Мао не поддержал кастровских барбудос, не одобрил политически мирного сосуществования, толкал Советский Союз к мировой войне во время кубинского кризиса, негодовал по поводу договора о нераспространении ядерного оружия, испытывал собственную атомную бомбу и, наконец, уничтожал интеллигенцию в культурной революции, ожесточенность которой привела к прямому военному столкновению на Даманском. Китай был абсолютным злом – именно потому, что он извратил абсолютное добро коммунизма.

Образ желтых варваров азиатского муравейника (Евтушенко писал о «новых монголах… у которых в колчанах атомные бомбы») преобладал в сознании советского человека того времени, чувствовавшего и свою ответственность за пекинских хунвэйбинов. Ведь Китай был грозной карикатурой на Советский Союз («Из чего можно заключить, что земля круглая? – Все помои, которые мы льем на запад, льются на нас с востока»). Даже комические обертоны китайской темы не скрывали предчувствия мирового тупика, к которому ведет конфронтация с Пекином («Сколько будет стоит бутылка водки в 2000 году? – Пять юаней»).
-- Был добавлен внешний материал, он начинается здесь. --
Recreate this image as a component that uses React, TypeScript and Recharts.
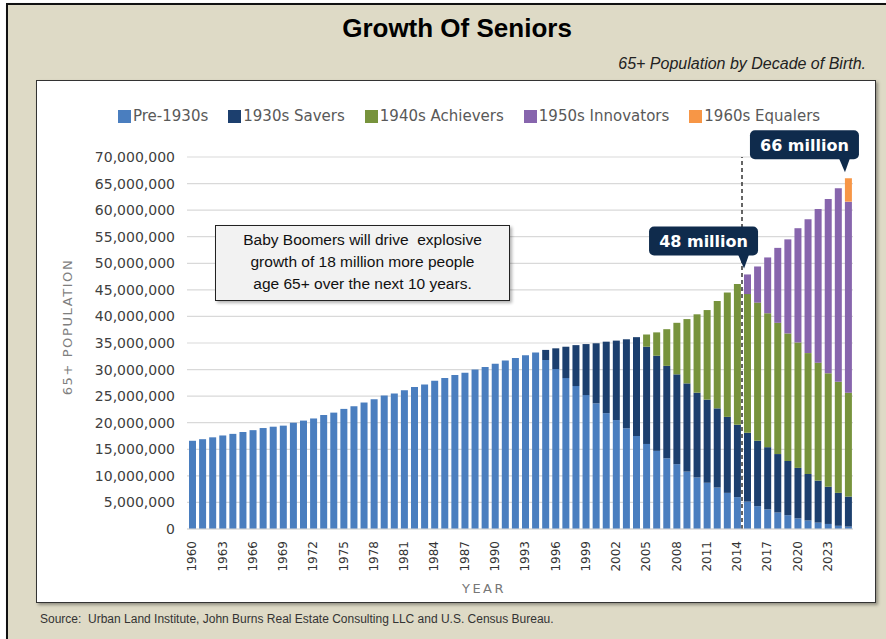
import { BarChart, Bar, XAxis, YAxis, CartesianGrid, ReferenceLine, ReferenceDot } from 'recharts'

// values in millions of people aged 65+
const YEARS = [
  1960, 1961, 1962, 1963, 1964, 1965, 1966, 1967, 1968, 1969,
  1970, 1971, 1972, 1973, 1974, 1975, 1976, 1977, 1978, 1979,
  1980, 1981, 1982, 1983, 1984, 1985, 1986, 1987, 1988, 1989,
  1990, 1991, 1992, 1993, 1994, 1995, 1996, 1997, 1998, 1999,
  2000, 2001, 2002, 2003, 2004, 2005, 2006, 2007, 2008, 2009,
  2010, 2011, 2012, 2013, 2014, 2015, 2016, 2017, 2018, 2019,
  2020, 2021, 2022, 2023, 2024, 2025,
]

// 1960 onward
const PRE_1930S = [
  16.6, 16.9, 17.25, 17.6, 17.9, 18.25, 18.6, 19.0, 19.25, 19.45,
  20.0, 20.4, 20.8, 21.45, 21.9, 22.6, 23.1, 23.8, 24.4, 25.1,
  25.5, 26.1, 26.7, 27.2, 27.9, 28.4, 29.0, 29.4, 30.0, 30.5,
  31.1, 31.7, 32.2, 32.7, 33.2, 31.8, 30.1, 28.4, 26.9, 25.2,
  23.65, 21.8, 20.5, 18.95, 17.5, 16.0, 14.7, 13.3, 12.2, 10.8,
  9.7, 8.7, 7.8, 6.8, 6.0, 5.15, 4.3, 3.7, 3.1, 2.6,
  2.0, 1.6, 1.2, 0.95, 0.6, 0.45,
]
// 1995 onward
const SAVERS_1930S = [
  1.9, 3.9, 5.9, 7.7, 9.6, 11.3, 13.45, 14.95, 16.75, 18.6,
  18.3, 17.9, 17.4, 16.9, 16.6, 15.95, 15.65, 14.9, 14.3, 13.6,
  12.95, 12.3, 11.7, 11.0, 10.2, 9.5, 8.75, 7.9, 7.0, 6.2, 5.65,
]
// 2005 onward
const ACHIEVERS_1940S = [
  2.3, 4.4, 6.9, 9.7, 12.1, 14.75, 16.85, 20.2, 23.4, 26.5,
  26.1, 26.0, 25.2, 24.7, 24.0, 23.6, 22.75, 22.2, 21.35, 20.9, 19.55,
]
// 2015 onward
const INNOVATORS_1950S = [3.7, 6.8, 10.5, 14.1, 17.7, 21.5, 25.2, 28.9, 32.8, 36.4, 35.95]
// 2025 onward
const EQUALERS_1960S = [4.4]

const Y_TICKS = [
  0, 5000000, 10000000, 15000000, 20000000, 25000000, 30000000, 35000000,
  40000000, 45000000, 50000000, 55000000, 60000000, 65000000, 70000000,
]

const SERIES = [
  { key: 'pre', name: 'Pre-1930s', color: '#4a7ebf', start: 1960, values: PRE_1930S },
  { key: 's30', name: '1930s Savers', color: '#1c3f6e', start: 1995, values: SAVERS_1930S },
  { key: 's40', name: '1940s Achievers', color: '#77933c', start: 2005, values: ACHIEVERS_1940S },
  { key: 's50', name: '1950s Innovators', color: '#8765ad', start: 2015, values: INNOVATORS_1950S },
  { key: 's60', name: '1960s Equalers', color: '#f79646', start: 2025, values: EQUALERS_1960S },
]

const CALLOUTS = [
  { year: '2015', text: '48 million' },
  { year: '2025', text: '66 million' },
]

const NOTE_LINES = [
  'Baby Boomers will drive  explosive',
  'growth of 18 million more people',
  'age 65+ over the next 10 years.',
]

const data = YEARS.map((year) => {
  const row: Record<string, number | string> = { year: String(year) }
  let total = 0
  SERIES.forEach((s) => {
    const v = year >= s.start ? s.values[year - s.start] ?? 0 : 0
    row[s.key] = v * 1e6
    total += v * 1e6
  })
  row.total = total
  return row
})

const totalFor = (year: string) => Number(data.find((d) => d.year === year)?.total ?? 0)

const FONT = '"DejaVu Sans", sans-serif'
const ARIAL = '"Liberation Sans", Arial, sans-serif'

function YearTick({ x, y, payload }: any) {
  return (
    <text
      x={x}
      y={y}
      transform={`rotate(-90, ${x}, ${y})`}
      textAnchor="end"
      dy="0.35em"
      fontSize={12}
      fontFamily={FONT}
      fill="#333"
    >
      {payload.value}
    </text>
  )
}

function Callout({ cx, cy, text }: any) {
  const tipX = cx - 3
  const tipY = cy - 6
  const right = tipX + 14
  const w = 109
  const h = 29
  const bottom = tipY - 13
  const top = bottom - h
  const left = right - w
  return (
    <g>
      <rect x={left} y={top} width={w} height={h} rx={5} fill="#0f2b4c" />
      <path d={`M${tipX - 6},${bottom - 1} L${tipX + 5},${bottom - 1} L${tipX},${tipY} Z`} fill="#0f2b4c" />
      <text
        x={left + w / 2}
        y={top + h / 2}
        dy="0.36em"
        textAnchor="middle"
        fill="#fff"
        fontSize={16}
        fontWeight="bold"
        fontFamily={FONT}
      >
        {text}
      </text>
    </g>
  )
}

export default function App() {
  return (
    <div style={{ position: 'absolute', left: 0, top: 0, width: 886, height: 639, background: '#fff', overflow: 'hidden' }}>
      <div
        style={{
          position: 'absolute',
          left: 6,
          top: 3,
          width: 920,
          height: 700,
          border: '2px solid #111',
          background: '#dedac6',
          boxShadow: '1px 1px 2px rgba(0,0,0,0.3)',
        }}
      />
      <div
        style={{
          position: 'absolute',
          left: 0,
          top: 13,
          width: 914,
          textAlign: 'center',
          fontFamily: ARIAL,
          fontWeight: 'bold',
          fontSize: 26,
          lineHeight: '30px',
          color: '#000',
        }}
      >
        Growth Of Seniors
      </div>
      <div
        style={{
          position: 'absolute',
          right: 20,
          top: 55,
          fontFamily: ARIAL,
          fontStyle: 'italic',
          fontSize: 16,
          lineHeight: '18px',
          color: '#222',
        }}
      >
        65+ Population by Decade of Birth.
      </div>
      <div
        style={{
          position: 'absolute',
          left: 36,
          top: 80,
          width: 840,
          height: 523,
          boxSizing: 'border-box',
          border: '1.5px solid #333',
          background: '#fff',
          boxShadow: '2px 2px 3px rgba(0,0,0,0.35)',
        }}
      />
      <div
        style={{
          position: 'absolute',
          left: 40,
          top: 612,
          fontFamily: ARIAL,
          fontSize: 12,
          lineHeight: '14px',
          color: '#333',
          whiteSpace: 'pre',
        }}
      >
        Source:  Urban Land Institute, John Burns Real Estate Consulting LLC and U.S. Census Bureau.
      </div>

      <div style={{ position: 'absolute', left: 0, top: 0 }}>
        <BarChart
          width={886}
          height={639}
          data={data}
          margin={{ top: 157, right: 33, bottom: 50, left: 0 }}
          barSize={7}
        >
          <CartesianGrid vertical={false} stroke="#d9d9d9" strokeWidth={1.2} />
          <XAxis
            dataKey="year"
            interval={2}
            height={60}
            tickSize={6}
            tickMargin={6}
            tickLine={false}
            axisLine={{ stroke: '#d9d9d9' }}
            tick={<YearTick />}
            label={{
              content: ({ viewBox }: any) => (
                <text
                  x={viewBox.x + viewBox.width / 2 - 36}
                  y={viewBox.y + 64}
                  textAnchor="middle"
                  fontSize={13}
                  letterSpacing={2.5}
                  fontFamily={FONT}
                  fill="#777"
                >
                  YEAR
                </text>
              ),
            }}
          />
          <YAxis
            width={187}
            domain={[0, 70000000]}
            ticks={Y_TICKS}
            tickSize={6}
            tickMargin={6}
            tickLine={false}
            axisLine={false}
            tickFormatter={(v: number) => v.toLocaleString('en-US')}
            tick={{ fontSize: 14, fontFamily: FONT, fill: '#404040' }}
            label={{
              content: ({ viewBox }: any) => {
                const cy = viewBox.y + viewBox.height / 2 - 16
                return (
                  <text
                    x={67}
                    y={cy}
                    transform={`rotate(-90, 67, ${cy})`}
                    textAnchor="middle"
                    dy="0.35em"
                    fontSize={13}
                    letterSpacing={1.6}
                    fontFamily={FONT}
                    fill="#7f7f7f"
                  >
                    65+ POPULATION
                  </text>
                )
              },
            }}
          />
          {SERIES.map((s) => (
            <Bar key={s.key} dataKey={s.key} name={s.name} stackId="a" fill={s.color} isAnimationActive={false} />
          ))}
          <ReferenceLine x="2015" position="start" stroke="#333" strokeWidth={1.5} strokeDasharray="4 3" />
          {CALLOUTS.map((c) => (
            <ReferenceDot
              key={c.year}
              x={c.year}
              y={totalFor(c.year)}
              r={0}
              shape={(p: any) => <Callout cx={p.cx} cy={p.cy} text={c.text} />}
            />
          ))}
        </BarChart>
      </div>

      <div
        style={{
          position: 'absolute',
          left: 118,
          top: 108,
          display: 'flex',
          gap: 20,
          fontFamily: FONT,
          fontSize: 15,
          lineHeight: '16px',
          color: '#595959',
          whiteSpace: 'nowrap',
        }}
      >
        {SERIES.map((s) => (
          <div key={s.key} style={{ display: 'flex', alignItems: 'center' }}>
            <span style={{ display: 'inline-block', width: 13, height: 13, background: s.color, marginRight: 2 }} />
            {s.name}
          </div>
        ))}
      </div>

      <div
        style={{
          position: 'absolute',
          left: 215,
          top: 225,
          width: 295,
          height: 76,
          boxSizing: 'border-box',
          paddingTop: 3,
          border: '1.5px solid #222',
          background: '#f2f2f2',
          boxShadow: '2px 2px 3px rgba(0,0,0,0.3)',
          textAlign: 'center',
          fontFamily: ARIAL,
          fontSize: 15.5,
          lineHeight: '22px',
          color: '#111',
          whiteSpace: 'pre',
        }}
      >
        {NOTE_LINES.map((l) => (
          <div key={l}>{l}</div>
        ))}
      </div>
    </div>
  )
}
Но если в 60-е Россия с ужасом смотрела в правое зеркало, то было в это время у нее и левое – Чехословакия. Почти миллиардный полюс зла уравновешивался маленьким полюсом добра – Прагой.

Недолгая «пражская весна» демонстрировала другой гипотетический путь России, по которому она бы пошла, если б труп Сталина выносили из Мавзолея с большей решительностью.

Сама интенсивность политической реальности ставила перед Кремлем дилемму: Прага или Пекин, Запад или Восток, культура или культурная революция.

Чехословакия казалась решающим доказательством возможности победы коммунизма, «ключом к прогрессивной перестройке государственной системы в интересах человечества»80.

Спор о будущем России, о будущем коммунизма, о самой возможности его осуществления решался как семейное дело, внутри социалистического лагеря. Эта была идеологическая битва между добром и злом, выраженными в одинаковых марксистских терминах.

От правительства требовалось принять однозначное решение, но Кремль уклонился от него. Формой этого уклонения и стали танки в Праге.

Вместо того чтобы выбрать между китайской и чехословацкой моделями коммунизма, власти пошли на компромисс – сохранили статус-кво, заморозили существующее положение вещей. Жертвой этого компромисса стал коммунизм.

В апреле 68-го, подготавливая оккупацию Чехословакии, кандидат в члены Политбюро В. Гришин выдвигает новый лозунг: «Наша партия свято выполняет наказ Ленина: добиваться максимума осуществимого в одной стране для продвижения и развития дела мировой социалистической революции»8!.

«Максимум осуществимого» стал минимумом возможного, 60-е кончились, когда метафора «коммунизм» заменилась метафорой «империя». Советская культура вернулась в свое имперское состояние.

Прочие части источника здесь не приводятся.